* BEGIN *

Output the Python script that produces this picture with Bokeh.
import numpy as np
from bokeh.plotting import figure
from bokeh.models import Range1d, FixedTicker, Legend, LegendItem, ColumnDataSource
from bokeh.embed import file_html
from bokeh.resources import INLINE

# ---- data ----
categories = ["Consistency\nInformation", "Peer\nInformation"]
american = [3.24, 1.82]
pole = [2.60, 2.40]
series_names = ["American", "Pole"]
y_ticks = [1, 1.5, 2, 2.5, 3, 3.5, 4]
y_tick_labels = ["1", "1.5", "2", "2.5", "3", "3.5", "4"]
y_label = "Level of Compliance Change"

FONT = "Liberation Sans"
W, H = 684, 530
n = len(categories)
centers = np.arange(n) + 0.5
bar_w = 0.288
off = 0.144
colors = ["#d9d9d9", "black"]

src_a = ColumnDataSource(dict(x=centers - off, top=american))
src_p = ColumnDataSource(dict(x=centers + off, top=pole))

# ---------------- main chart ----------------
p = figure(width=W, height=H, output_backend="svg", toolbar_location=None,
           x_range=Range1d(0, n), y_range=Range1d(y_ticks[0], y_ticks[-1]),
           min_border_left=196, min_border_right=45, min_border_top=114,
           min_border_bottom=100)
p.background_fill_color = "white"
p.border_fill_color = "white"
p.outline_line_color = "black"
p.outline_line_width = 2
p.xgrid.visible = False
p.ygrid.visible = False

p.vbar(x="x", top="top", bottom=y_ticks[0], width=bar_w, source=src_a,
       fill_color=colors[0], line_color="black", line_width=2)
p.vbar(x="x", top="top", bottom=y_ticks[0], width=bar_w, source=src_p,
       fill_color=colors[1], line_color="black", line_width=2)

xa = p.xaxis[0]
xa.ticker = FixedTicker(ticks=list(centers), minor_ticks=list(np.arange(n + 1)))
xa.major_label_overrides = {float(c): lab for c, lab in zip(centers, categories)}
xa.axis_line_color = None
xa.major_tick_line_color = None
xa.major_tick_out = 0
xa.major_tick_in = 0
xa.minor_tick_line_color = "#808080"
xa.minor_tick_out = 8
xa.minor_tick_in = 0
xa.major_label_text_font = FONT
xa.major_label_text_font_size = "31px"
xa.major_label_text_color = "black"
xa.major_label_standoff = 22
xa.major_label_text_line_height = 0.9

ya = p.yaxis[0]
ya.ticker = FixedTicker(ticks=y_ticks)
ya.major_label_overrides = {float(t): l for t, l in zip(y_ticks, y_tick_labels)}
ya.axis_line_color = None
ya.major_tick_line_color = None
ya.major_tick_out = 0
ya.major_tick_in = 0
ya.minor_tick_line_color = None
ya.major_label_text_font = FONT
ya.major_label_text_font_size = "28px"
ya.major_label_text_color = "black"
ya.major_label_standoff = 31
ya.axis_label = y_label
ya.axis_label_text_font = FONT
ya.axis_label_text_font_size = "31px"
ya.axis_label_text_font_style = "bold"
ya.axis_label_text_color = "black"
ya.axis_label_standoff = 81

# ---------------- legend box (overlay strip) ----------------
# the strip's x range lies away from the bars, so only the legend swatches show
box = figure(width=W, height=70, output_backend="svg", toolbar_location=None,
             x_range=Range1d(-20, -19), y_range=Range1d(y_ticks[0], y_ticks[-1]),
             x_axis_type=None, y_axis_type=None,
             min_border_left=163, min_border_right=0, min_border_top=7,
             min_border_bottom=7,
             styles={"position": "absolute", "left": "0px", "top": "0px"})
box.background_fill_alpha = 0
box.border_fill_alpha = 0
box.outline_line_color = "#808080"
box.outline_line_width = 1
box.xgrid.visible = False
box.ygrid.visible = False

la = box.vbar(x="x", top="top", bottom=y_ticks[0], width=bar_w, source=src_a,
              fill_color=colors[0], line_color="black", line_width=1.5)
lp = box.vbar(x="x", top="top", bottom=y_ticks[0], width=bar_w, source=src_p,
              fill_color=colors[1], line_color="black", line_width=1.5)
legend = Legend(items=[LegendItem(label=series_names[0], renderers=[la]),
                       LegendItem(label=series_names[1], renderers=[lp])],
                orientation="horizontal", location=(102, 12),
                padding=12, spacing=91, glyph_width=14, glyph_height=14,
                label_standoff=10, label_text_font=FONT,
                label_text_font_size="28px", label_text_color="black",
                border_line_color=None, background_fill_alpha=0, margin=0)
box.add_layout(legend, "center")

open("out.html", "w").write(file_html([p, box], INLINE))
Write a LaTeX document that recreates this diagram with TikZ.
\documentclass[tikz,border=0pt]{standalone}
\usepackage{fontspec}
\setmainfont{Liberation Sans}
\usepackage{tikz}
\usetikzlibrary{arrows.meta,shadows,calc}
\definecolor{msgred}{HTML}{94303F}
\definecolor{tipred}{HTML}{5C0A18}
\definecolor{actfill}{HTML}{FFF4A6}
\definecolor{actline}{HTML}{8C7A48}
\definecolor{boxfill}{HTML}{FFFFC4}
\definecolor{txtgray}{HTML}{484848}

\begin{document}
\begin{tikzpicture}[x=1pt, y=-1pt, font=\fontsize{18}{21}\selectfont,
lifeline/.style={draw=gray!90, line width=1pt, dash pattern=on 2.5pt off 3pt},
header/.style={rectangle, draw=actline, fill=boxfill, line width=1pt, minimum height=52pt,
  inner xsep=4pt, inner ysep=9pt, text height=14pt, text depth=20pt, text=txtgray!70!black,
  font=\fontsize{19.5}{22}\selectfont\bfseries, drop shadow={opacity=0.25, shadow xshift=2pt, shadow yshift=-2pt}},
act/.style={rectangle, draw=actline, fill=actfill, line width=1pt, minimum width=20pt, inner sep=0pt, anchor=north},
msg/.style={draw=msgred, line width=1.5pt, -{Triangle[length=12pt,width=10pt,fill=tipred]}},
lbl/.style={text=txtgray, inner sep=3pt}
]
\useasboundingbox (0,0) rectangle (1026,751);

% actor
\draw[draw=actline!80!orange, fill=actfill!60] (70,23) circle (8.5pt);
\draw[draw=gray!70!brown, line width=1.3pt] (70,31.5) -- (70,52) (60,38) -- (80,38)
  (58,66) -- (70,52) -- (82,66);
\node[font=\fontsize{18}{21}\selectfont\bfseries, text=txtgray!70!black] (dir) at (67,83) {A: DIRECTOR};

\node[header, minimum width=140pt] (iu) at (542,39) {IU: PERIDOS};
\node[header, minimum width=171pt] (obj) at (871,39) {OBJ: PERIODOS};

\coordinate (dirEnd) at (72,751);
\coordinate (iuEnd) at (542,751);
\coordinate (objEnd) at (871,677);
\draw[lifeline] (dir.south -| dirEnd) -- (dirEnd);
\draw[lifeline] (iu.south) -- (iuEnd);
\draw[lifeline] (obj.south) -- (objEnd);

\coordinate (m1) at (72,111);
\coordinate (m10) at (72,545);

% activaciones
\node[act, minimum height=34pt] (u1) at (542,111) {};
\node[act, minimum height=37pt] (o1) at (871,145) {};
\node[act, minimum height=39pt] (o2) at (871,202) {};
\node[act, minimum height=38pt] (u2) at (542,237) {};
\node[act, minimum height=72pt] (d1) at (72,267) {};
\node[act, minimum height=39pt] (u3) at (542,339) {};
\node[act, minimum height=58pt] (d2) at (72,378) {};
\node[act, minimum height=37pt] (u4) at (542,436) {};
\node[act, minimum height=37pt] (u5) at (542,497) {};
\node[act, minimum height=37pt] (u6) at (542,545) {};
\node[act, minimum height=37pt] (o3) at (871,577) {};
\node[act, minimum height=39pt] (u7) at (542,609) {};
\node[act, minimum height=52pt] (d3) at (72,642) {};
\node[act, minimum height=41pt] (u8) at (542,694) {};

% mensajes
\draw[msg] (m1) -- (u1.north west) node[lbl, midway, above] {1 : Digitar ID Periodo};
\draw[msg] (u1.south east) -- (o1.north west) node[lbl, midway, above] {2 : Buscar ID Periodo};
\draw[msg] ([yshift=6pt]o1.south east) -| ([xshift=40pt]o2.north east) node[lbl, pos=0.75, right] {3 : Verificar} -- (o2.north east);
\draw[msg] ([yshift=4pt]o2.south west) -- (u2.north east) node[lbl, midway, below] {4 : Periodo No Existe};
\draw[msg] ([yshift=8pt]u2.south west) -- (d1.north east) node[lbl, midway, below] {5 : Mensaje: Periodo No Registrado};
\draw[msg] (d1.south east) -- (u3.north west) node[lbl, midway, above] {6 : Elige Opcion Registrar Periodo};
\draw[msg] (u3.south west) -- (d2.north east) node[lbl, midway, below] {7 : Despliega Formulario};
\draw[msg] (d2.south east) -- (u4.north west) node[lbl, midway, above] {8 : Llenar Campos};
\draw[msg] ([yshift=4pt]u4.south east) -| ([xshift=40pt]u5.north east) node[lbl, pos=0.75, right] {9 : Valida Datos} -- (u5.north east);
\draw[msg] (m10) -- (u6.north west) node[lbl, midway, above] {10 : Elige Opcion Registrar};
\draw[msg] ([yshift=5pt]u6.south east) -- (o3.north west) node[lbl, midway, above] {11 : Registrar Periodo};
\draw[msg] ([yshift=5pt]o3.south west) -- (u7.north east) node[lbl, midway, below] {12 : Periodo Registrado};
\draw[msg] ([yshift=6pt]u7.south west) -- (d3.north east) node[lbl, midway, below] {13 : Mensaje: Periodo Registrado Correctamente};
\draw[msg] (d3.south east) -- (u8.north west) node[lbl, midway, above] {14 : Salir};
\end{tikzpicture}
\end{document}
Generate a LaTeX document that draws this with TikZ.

* END *

-- WRITTEN INSTRUCTION --
Beginning at the top of the data, please return every line until and including the line containing "src_p = ColumnDataSource(dict(x=centers", copied exactly, and nothing past it.

-- REPLY --
Output the Python script that produces this picture with Bokeh.
import numpy as np
from bokeh.plotting import figure
from bokeh.models import Range1d, FixedTicker, Legend, LegendItem, ColumnDataSource
from bokeh.embed import file_html
from bokeh.resources import INLINE

# ---- data ----
categories = ["Consistency\nInformation", "Peer\nInformation"]
american = [3.24, 1.82]
pole = [2.60, 2.40]
series_names = ["American", "Pole"]
y_ticks = [1, 1.5, 2, 2.5, 3, 3.5, 4]
y_tick_labels = ["1", "1.5", "2", "2.5", "3", "3.5", "4"]
y_label = "Level of Compliance Change"

FONT = "Liberation Sans"
W, H = 684, 530
n = len(categories)
centers = np.arange(n) + 0.5
bar_w = 0.288
off = 0.144
colors = ["#d9d9d9", "black"]

src_a = ColumnDataSource(dict(x=centers - off, top=american))
src_p = ColumnDataSource(dict(x=centers + off, top=pole))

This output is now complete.